• _Problem requirements_
Write the data out again exactly, with no pictures.

• _Data provided_
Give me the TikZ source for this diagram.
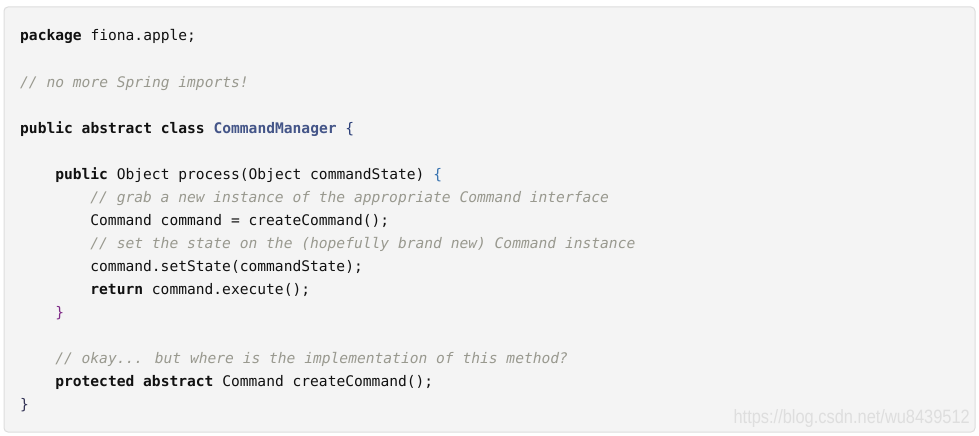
\documentclass[tikz,border=0pt]{standalone}
\usepackage{fontspec}
\newfontfamily\codefont{DejaVu Sans Mono}
\newfontfamily\markfont{Liberation Sans}
\definecolor{boxbg}{HTML}{F4F4F4}
\definecolor{boxline}{HTML}{DDDDDD}
\definecolor{cmt}{HTML}{99998F}
\definecolor{ttl}{HTML}{445588}
\definecolor{plain}{HTML}{111111}
\definecolor{bra}{HTML}{2B3F78}
\definecolor{brb}{HTML}{3A74B0}
\definecolor{brc}{HTML}{7E2A86}
\definecolor{brd}{HTML}{333355}
\definecolor{wm}{HTML}{DEDEDE}
\newcommand{\kw}[1]{\textbf{#1}}
\newcommand{\cm}[1]{{\color{cmt}\itshape #1}}
\begin{document}
\begin{tikzpicture}[x=1pt,y=-1pt,
  codeline/.style={anchor=base west,inner sep=0pt,text=plain,
    font=\codefont\fontsize{14.6}{18}\selectfont}]
\useasboundingbox (0,0) rectangle (979,436);
\fill[white] (0,0) rectangle (979,436);
\draw[rounded corners=4pt,fill=boxbg,draw=boxline,line width=1pt] (4,7) rectangle (975,432);
\node[codeline] (l1) at (20,41) {\kw{package} fiona.apple;};
\node[codeline] (l3) at (20,87) {\cm{// no more Spring imports!}};
\node[codeline] (l5) at (20,133) {\kw{public abstract class} {\color{ttl}\bfseries CommandManager} {\color{bra}\{}};
\node[codeline] (l7) at (55.1,179) {\kw{public} Object process(Object commandState) {\color{brb}\{}};
\node[codeline] (l8) at (90.2,202) {\cm{// grab a new instance of the appropriate Command interface}};
\node[codeline] (l9) at (90.2,225) {Command command = createCommand();};
\node[codeline] (l10) at (90.2,248) {\cm{// set the state on the (hopefully brand new) Command instance}};
\node[codeline] (l11) at (90.2,271) {command.setState(commandState);};
\node[codeline] (l12) at (90.2,294) {\kw{return} command.execute();};
\node[codeline] (l13) at (55.1,317) {{\color{brc}\}}};
\node[codeline] (l15) at (55.1,363) {\cm{// okay... but where is the implementation of this method?}};
\node[codeline] (l16) at (55.1,386) {\kw{protected abstract} Command createCommand();};
\node[codeline] (l17) at (20,409) {{\color{brd}\}}};
\node[anchor=base east,inner sep=0pt,text=wm,xscale=0.85,
  font=\markfont\fontsize{19.3}{20}\selectfont] (wmark) at (970,423) {https://blog.csdn.net/wu8439512};
\end{tikzpicture}
\end{document}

• _Result of the exercise_
Give me the TikZ source for this diagram.
\documentclass[tikz,border=0pt]{standalone}
\usepackage{fontspec}
\newfontfamily\codefont{DejaVu Sans Mono}
\newfontfamily\markfont{Liberation Sans}
\definecolor{boxbg}{HTML}{F4F4F4}
\definecolor{boxline}{HTML}{DDDDDD}
\definecolor{cmt}{HTML}{99998F}
\definecolor{ttl}{HTML}{445588}
\definecolor{plain}{HTML}{111111}
\definecolor{bra}{HTML}{2B3F78}
\definecolor{brb}{HTML}{3A74B0}
\definecolor{brc}{HTML}{7E2A86}
\definecolor{brd}{HTML}{333355}
\definecolor{wm}{HTML}{DEDEDE}
\newcommand{\kw}[1]{\textbf{#1}}
\newcommand{\cm}[1]{{\color{cmt}\itshape #1}}
\begin{document}
\begin{tikzpicture}[x=1pt,y=-1pt,
  codeline/.style={anchor=base west,inner sep=0pt,text=plain,
    font=\codefont\fontsize{14.6}{18}\selectfont}]
\useasboundingbox (0,0) rectangle (979,436);
\fill[white] (0,0) rectangle (979,436);
\draw[rounded corners=4pt,fill=boxbg,draw=boxline,line width=1pt] (4,7) rectangle (975,432);
\node[codeline] (l1) at (20,41) {\kw{package} fiona.apple;};
\node[codeline] (l3) at (20,87) {\cm{// no more Spring imports!}};
\node[codeline] (l5) at (20,133) {\kw{public abstract class} {\color{ttl}\bfseries CommandManager} {\color{bra}\{}};
\node[codeline] (l7) at (55.1,179) {\kw{public} Object process(Object commandState) {\color{brb}\{}};
\node[codeline] (l8) at (90.2,202) {\cm{// grab a new instance of the appropriate Command interface}};
\node[codeline] (l9) at (90.2,225) {Command command = createCommand();};
\node[codeline] (l10) at (90.2,248) {\cm{// set the state on the (hopefully brand new) Command instance}};
\node[codeline] (l11) at (90.2,271) {command.setState(commandState);};
\node[codeline] (l12) at (90.2,294) {\kw{return} command.execute();};
\node[codeline] (l13) at (55.1,317) {{\color{brc}\}}};
\node[codeline] (l15) at (55.1,363) {\cm{// okay... but where is the implementation of this method?}};
\node[codeline] (l16) at (55.1,386) {\kw{protected abstract} Command createCommand();};
\node[codeline] (l17) at (20,409) {{\color{brd}\}}};
\node[anchor=base east,inner sep=0pt,text=wm,xscale=0.85,
  font=\markfont\fontsize{19.3}{20}\selectfont] (wmark) at (970,423) {https://blog.csdn.net/wu8439512};
\end{tikzpicture}
\end{document}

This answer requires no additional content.